Navidad, Alepo y nosotros

No era necesario que este año llegara Navidad y que nos enterneciésemos con clamores de paz para sentirnos brutalmente abrumados por el horror de la guerra en Siria. Y digo abrumados porque si bien la misma idea de la guerra, en general, ya nos indigna, su materialización concreta, las imágenes de la devastación, la desolación en los rostros de los que huyen, la estúpida cara de satisfacción de los que se sienten victoriosos, se hacen insoportables.

Particularmente, la felicitación de esta Navidad es la ciudad de Alepo.

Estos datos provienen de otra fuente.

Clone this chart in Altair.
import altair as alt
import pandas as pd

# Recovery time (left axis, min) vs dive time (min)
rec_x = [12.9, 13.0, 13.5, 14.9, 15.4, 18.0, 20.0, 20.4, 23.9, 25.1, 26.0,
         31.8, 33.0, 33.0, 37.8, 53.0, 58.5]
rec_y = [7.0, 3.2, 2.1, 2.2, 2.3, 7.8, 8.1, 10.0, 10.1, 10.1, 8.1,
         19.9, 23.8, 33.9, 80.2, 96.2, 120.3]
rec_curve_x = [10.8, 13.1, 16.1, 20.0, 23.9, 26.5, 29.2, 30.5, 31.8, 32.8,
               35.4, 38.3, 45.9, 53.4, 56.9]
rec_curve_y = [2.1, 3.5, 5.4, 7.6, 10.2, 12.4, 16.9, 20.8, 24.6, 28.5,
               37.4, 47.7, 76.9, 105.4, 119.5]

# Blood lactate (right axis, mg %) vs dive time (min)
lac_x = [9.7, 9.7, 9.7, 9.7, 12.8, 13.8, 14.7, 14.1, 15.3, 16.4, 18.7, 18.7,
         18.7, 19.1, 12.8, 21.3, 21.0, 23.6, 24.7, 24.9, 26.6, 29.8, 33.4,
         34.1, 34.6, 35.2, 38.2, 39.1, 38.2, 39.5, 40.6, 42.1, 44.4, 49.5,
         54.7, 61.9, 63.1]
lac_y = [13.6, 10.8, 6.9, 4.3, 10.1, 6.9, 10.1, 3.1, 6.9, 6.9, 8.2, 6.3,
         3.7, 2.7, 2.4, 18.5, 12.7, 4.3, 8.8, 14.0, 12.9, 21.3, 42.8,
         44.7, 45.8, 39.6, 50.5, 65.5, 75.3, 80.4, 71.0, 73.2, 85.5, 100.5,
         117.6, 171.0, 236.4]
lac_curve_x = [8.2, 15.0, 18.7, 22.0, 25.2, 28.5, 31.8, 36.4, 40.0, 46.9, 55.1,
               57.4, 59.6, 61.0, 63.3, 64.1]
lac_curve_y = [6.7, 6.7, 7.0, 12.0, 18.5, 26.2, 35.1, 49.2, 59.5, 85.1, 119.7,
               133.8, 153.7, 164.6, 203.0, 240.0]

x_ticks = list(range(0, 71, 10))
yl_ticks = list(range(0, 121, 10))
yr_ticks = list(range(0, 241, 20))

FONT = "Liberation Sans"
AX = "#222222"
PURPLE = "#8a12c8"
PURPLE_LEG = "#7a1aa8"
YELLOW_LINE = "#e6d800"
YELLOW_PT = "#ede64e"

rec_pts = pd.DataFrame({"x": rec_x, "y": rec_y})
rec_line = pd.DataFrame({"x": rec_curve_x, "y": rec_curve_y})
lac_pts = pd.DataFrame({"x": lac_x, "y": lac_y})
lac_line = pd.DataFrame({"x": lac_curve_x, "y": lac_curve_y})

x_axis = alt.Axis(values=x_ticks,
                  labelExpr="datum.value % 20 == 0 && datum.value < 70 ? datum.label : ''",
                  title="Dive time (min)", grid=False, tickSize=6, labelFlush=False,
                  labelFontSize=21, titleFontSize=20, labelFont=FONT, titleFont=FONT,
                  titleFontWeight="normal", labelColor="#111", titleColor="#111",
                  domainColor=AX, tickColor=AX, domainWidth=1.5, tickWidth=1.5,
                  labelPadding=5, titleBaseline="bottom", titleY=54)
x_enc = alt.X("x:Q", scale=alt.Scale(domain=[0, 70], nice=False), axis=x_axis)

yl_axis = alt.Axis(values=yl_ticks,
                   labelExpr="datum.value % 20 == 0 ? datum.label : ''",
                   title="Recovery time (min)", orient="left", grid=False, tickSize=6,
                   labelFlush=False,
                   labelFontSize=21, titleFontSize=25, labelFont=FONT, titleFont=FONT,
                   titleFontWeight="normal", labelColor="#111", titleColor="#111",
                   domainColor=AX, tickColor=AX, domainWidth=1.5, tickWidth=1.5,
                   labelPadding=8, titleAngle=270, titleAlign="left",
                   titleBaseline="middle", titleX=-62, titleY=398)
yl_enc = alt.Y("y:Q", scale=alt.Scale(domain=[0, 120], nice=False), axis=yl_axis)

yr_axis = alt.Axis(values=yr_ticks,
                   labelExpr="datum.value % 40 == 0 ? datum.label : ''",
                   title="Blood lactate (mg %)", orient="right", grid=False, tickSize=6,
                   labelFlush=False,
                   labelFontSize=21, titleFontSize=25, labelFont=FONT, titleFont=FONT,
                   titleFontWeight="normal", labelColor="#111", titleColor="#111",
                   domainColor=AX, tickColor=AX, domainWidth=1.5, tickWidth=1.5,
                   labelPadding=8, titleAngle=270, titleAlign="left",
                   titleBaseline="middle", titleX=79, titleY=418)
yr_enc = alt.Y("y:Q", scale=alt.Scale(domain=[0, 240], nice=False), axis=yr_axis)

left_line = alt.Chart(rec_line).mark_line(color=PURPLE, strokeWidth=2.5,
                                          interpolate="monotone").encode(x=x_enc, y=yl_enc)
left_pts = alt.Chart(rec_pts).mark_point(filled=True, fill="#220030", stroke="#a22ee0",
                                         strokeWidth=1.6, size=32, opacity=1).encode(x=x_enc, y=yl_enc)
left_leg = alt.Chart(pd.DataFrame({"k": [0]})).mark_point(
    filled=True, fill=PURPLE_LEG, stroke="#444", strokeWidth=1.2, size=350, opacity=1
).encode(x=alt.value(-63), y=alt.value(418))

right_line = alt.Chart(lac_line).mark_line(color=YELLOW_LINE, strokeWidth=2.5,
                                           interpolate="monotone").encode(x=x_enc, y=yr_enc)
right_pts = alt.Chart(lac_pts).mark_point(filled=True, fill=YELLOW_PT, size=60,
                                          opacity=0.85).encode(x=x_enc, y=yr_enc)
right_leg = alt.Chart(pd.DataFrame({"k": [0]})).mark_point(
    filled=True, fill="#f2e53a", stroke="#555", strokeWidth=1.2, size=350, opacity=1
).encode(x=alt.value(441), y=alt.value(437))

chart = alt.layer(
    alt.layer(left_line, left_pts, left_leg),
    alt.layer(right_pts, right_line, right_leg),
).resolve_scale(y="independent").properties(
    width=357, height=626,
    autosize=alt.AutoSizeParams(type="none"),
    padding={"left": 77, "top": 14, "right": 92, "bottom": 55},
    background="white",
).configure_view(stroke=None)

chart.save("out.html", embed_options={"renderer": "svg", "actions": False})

Una ciudad que justo antes de su destrucción tenía más de dos millones de habitantes -bastante mayor que Barcelona-, declarada Patrimonio de la Humanidad en 1986 por su riqueza monumental, económicamente avanzada y próspera y con una larga historia de rebeldía frente a los abusos de poder. Y ahora, la expresión de hasta dónde puede llegar la ceguera por la victoria: hasta la aniquilación total de lo que es el objeto de deseo.

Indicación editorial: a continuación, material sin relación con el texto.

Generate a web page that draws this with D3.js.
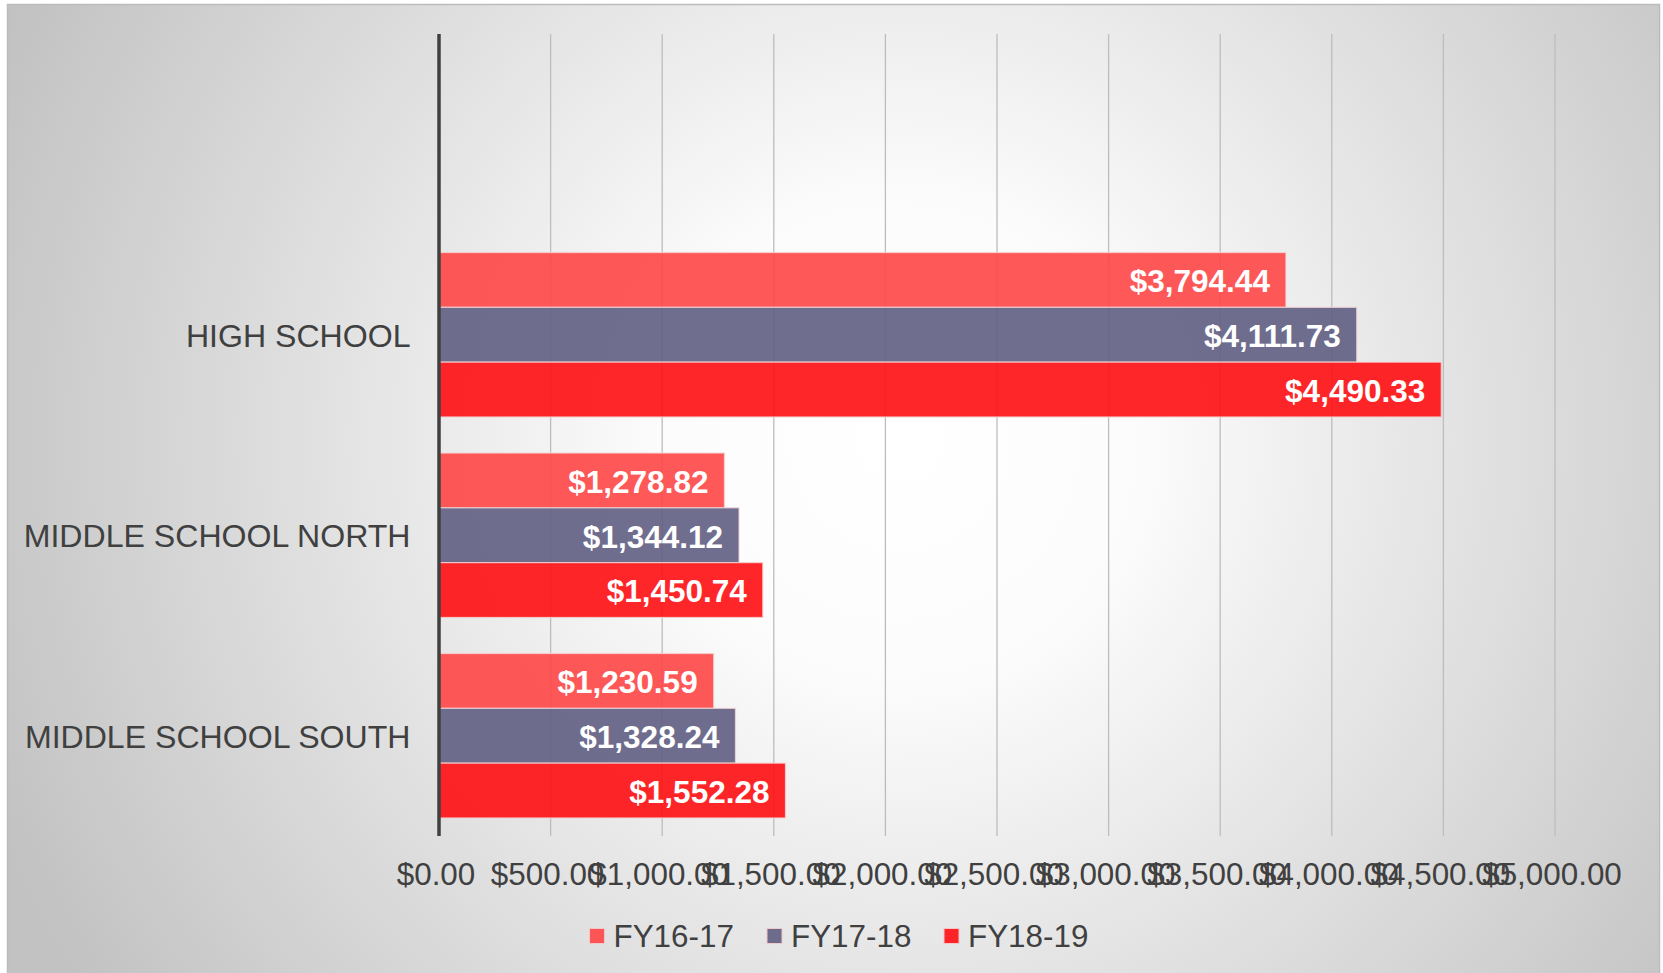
<!DOCTYPE html>
<html>
<head>
<meta charset="utf-8">
<script src="https://cdn.jsdelivr.net/npm/d3@7"></script>
<style>
  html, body { margin: 0; padding: 0; background: #ffffff; }
  svg { display: block; font-family: "Liberation Sans", Arial, sans-serif; }
</style>
</head>
<body>
<svg id="chart" width="1663" height="973"></svg>
<script>
// ---- data ----
const categories = ["HIGH SCHOOL", "MIDDLE SCHOOL NORTH", "MIDDLE SCHOOL SOUTH"];
const seriesNames = ["FY16-17", "FY17-18", "FY18-19"];
const fy1617 = [3794.44, 1278.82, 1230.59];
const fy1718 = [4111.73, 1344.12, 1328.24];
const fy1819 = [4490.33, 1450.74, 1552.28];
const seriesValues = [fy1617, fy1718, fy1819];
const xTicks = [0, 500, 1000, 1500, 2000, 2500, 3000, 3500, 4000, 4500, 5000];
const seriesColors = ["#ff4646", "#5f5e83", "#ff0e12"];

// ---- layout ----
const W = 1663, H = 973;
const plot = { left: 439, right: 1555, top: 34, bottom: 836 };
const svg = d3.select("#chart");
const defs = svg.append("defs");

const grad = defs.append("radialGradient")
  .attr("id", "bg").attr("gradientUnits", "userSpaceOnUse")
  .attr("cx", 900).attr("cy", 440).attr("r", 980);
grad.append("stop").attr("offset", "0").attr("stop-color", "#ffffff");
grad.append("stop").attr("offset", "0.24").attr("stop-color", "#fcfcfc");
grad.append("stop").attr("offset", "1").attr("stop-color", "#c2c2c2");

svg.append("rect").attr("x", 7.5).attr("y", 4.5).attr("width", 1652).attr("height", 980)
  .attr("fill", "url(#bg)").attr("stroke", "#bcbcbc").attr("stroke-width", 1.5);

const x = d3.scaleLinear().domain([0, 5000]).range([plot.left, plot.right]);
const bandTop = plot.top + (plot.bottom - plot.top) / 4; // empty top slot as in reference
const y0 = d3.scaleBand().domain(categories).range([bandTop, plot.bottom]).paddingInner(0).paddingOuter(0);
const y1 = d3.scaleBand().domain(seriesNames).range([0, y0.bandwidth()]).paddingInner(0).paddingOuter(0.329);

// gridlines
svg.append("g").selectAll("line").data(xTicks.slice(1)).join("line")
  .attr("x1", d => x(d)).attr("x2", d => x(d))
  .attr("y1", plot.top).attr("y2", plot.bottom)
  .attr("stroke", "#bdbdbd").attr("stroke-width", 1.3);

// bars
const rows = [];
categories.forEach((c, i) => seriesNames.forEach((s, j) => rows.push({ c, s, j, v: seriesValues[j][i] })));

svg.append("g").selectAll("rect").data(rows).join("rect")
  .attr("x", x(0))
  .attr("y", d => y0(d.c) + y1(d.s))
  .attr("width", d => x(d.v) - x(0))
  .attr("height", y1.bandwidth())
  .attr("fill", d => seriesColors[d.j]).attr("fill-opacity", 0.9)
  .attr("stroke", "#f4d4d4").attr("stroke-opacity", 0.8).attr("stroke-width", 1.2);

// value labels
const fmt = v => "$" + d3.format(",.2f")(v);
svg.append("g").selectAll("text").data(rows).join("text")
  .attr("x", d => x(d.v) - 16)
  .attr("y", d => y0(d.c) + y1(d.s) + y1.bandwidth() / 2 + 12.3)
  .attr("text-anchor", "end")
  .attr("font-size", 31.5).attr("font-weight", "bold").attr("fill", "#ffffff")
  .text(d => fmt(d.v));

// vertical axis line
svg.append("line").attr("x1", x(0)).attr("x2", x(0))
  .attr("y1", plot.top).attr("y2", plot.bottom)
  .attr("stroke", "#404040").attr("stroke-width", 3.5);

// category labels
svg.append("g").selectAll("text").data(categories).join("text")
  .attr("x", x(0) - 28.5)
  .attr("y", d => y0(d) + y0.bandwidth() / 2 + 12)
  .attr("text-anchor", "end").attr("font-size", 32.1).attr("fill", "#404040")
  .text(d => d);

// x tick labels
svg.append("g").selectAll("text").data(xTicks).join("text")
  .attr("x", d => x(d) - 3).attr("y", 885)
  .attr("text-anchor", "middle").attr("font-size", 31.4).attr("fill", "#404040")
  .text(d => fmt(d));

// legend
const legendX = [589.5, 767, 944];
const lg = svg.append("g").selectAll("g").data(seriesNames).join("g")
  .attr("transform", (d, i) => `translate(${legendX[i]},928.5)`);
lg.append("rect").attr("width", 15).attr("height", 15)
  .attr("fill", (d, i) => seriesColors[i]).attr("fill-opacity", 0.9)
  .attr("stroke", "#f0c8c8").attr("stroke-width", 1);
lg.append("text").attr("x", 24).attr("y", 18)
  .attr("font-size", 31.4).attr("fill", "#404040").text(d => d);
</script>
</body>
</html>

Decenas de miles de evacuados sin destino final conocido, cientos de miles de refugiados malviviendo en una permanente provisionalidad y estos más de 300.000 muertos que ya ha hecho la guerra, los únicos que, sin ni siquiera merecer la paz del cementerio, y sin quererla, han conseguido su último destino. Y, ante toda esta ruina, además ayer, lunes por la mañana, el Consejo de Seguridad de la ONU se reunía para pactar una declaración sobre la evacuación de Alepo. El cinismo de la burocracia diplomática es el único que parece mantener una serenidad sin fronteras.

¿Podemos hacer algo hacer con nuestro abatimiento? La etimología de la palabra (‘aclaparar’ en catalán puede equivaler a ‘abrumar’) no nos da muchas esperanzas. Proveniente del occitano, ‘aclaparar’ deriva de ‘aclapar’, en el sentido de colgar piedras, apilar rocas. Por tanto, la palabra nos transmite un profundo sentimiento de derrota, de impotencia, de dejarnos -como dice Coromines- «como enterrados en un pedregal o reducidos a un montón de trozos como mineral despedazado». Y, enterrados de piedras, ¿podemos hacer algo de la derrota y la impotencia?

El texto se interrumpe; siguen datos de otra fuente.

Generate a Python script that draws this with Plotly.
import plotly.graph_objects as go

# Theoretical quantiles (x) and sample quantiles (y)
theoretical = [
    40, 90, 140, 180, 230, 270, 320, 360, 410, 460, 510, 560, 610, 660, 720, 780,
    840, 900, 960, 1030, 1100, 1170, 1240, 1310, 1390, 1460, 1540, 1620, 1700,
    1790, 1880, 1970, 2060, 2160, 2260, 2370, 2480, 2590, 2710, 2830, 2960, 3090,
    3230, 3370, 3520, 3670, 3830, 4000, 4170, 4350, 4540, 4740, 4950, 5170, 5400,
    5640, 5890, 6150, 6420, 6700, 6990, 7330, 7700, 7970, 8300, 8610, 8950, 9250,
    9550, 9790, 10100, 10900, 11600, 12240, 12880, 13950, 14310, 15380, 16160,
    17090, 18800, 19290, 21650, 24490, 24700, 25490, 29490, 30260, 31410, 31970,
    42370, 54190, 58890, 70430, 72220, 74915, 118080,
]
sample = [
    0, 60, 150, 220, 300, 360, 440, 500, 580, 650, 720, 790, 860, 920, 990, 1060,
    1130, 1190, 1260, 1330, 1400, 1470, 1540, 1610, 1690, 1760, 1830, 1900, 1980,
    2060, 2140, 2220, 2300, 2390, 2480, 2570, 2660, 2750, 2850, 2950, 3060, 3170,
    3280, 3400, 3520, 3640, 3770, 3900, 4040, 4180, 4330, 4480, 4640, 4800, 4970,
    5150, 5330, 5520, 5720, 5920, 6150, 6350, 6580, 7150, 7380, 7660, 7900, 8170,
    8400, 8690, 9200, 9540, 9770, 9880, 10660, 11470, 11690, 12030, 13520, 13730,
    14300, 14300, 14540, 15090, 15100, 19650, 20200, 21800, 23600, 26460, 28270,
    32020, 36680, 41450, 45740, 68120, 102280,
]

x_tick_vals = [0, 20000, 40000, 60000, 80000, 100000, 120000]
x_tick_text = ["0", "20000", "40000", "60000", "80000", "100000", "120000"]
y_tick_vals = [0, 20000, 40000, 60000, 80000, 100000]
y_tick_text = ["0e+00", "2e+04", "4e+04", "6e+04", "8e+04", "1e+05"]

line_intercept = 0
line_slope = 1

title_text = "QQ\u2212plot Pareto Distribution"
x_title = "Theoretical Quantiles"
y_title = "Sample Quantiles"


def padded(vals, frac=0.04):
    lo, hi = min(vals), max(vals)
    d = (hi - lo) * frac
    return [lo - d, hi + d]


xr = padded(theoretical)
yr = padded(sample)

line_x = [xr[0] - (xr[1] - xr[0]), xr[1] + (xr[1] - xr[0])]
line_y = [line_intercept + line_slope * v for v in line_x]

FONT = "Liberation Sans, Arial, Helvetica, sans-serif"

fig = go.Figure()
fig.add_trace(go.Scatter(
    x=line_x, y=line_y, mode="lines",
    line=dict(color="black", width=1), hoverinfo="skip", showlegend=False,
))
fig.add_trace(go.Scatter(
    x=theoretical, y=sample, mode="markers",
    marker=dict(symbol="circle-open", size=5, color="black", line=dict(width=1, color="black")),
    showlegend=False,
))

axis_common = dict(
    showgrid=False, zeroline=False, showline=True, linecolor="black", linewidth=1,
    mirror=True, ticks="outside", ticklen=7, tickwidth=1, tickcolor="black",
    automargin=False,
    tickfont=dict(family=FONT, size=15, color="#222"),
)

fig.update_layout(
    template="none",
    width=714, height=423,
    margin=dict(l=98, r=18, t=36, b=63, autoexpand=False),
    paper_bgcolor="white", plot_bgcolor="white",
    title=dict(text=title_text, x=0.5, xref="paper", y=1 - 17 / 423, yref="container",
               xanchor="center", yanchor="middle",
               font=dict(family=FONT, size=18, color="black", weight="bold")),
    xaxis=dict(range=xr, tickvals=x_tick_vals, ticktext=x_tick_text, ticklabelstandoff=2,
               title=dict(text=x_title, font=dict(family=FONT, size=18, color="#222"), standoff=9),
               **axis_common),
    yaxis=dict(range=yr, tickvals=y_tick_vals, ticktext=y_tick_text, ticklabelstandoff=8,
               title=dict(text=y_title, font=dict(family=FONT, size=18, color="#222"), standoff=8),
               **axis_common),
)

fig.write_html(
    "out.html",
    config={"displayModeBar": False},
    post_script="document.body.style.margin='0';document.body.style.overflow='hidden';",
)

Quizá con un voluntarismo ingenuo -este sí, forzado por la conmoción de los sentimientos navideños-, a mí se me ocurren tres posibles lecciones. Lecciones que ni consuelan ni mucho menos resuelven nada, pero que a la postre pueden transformar nuestra propia conciencia. En primer lugar, estas imágenes de desolación nos pueden ayudar a globalizar la mirada sin perder la concreción. El dolor lejano se nos hace cercano, casi inmediato. No denunciamos la guerra en general, sino esta guerra. Y no se trata de renunciar al punto de vista que nos es propio, por otra parte un esfuerzo que nos despersonaliza, sino todo lo contrario: hace falta que lleguemos a ver Alepo como una ciudad casi vecina, incluso como nuestra casa. Y Alepo es también la memoria de nuestras guerras pasadas, tal como los refugiados de ahora nos han recordado nuestros refugiados entonces.

En segundo lugar, la devastación de Alepo puede convertirse en un punto de referencia a la hora de medir nuestros propios problemas. Si Alepo es el 10 de la barbarie, ¿dónde debemos situar nuestras miserias y nuestras lamentaciones cotidianas? No se trata de buscar consuelo en las desgracias ajenas, sino de encontrar el sentido de la medida que perdemos cuando nuestra mirada se encierra en la contemplación de las propias limitaciones, en la queja permanente o en la nostalgia de un bienestar insolidario.

Finalmente, Alepo nos debería permitir huir de la banalización a la que nos llevan las denuncias genéricas del mal, las interpretaciones estereotipadas de la realidad o, incluso, la utilización del dolor ajeno para fortalecer las propias y vagas ideologías. La devastación de Alepo tiene responsables con nombres y apellidos, cómplices por acción y omisión y causas precisas. No es una desgracia natural o estructural: es el resultado de una maldad culpable que hay que condenar.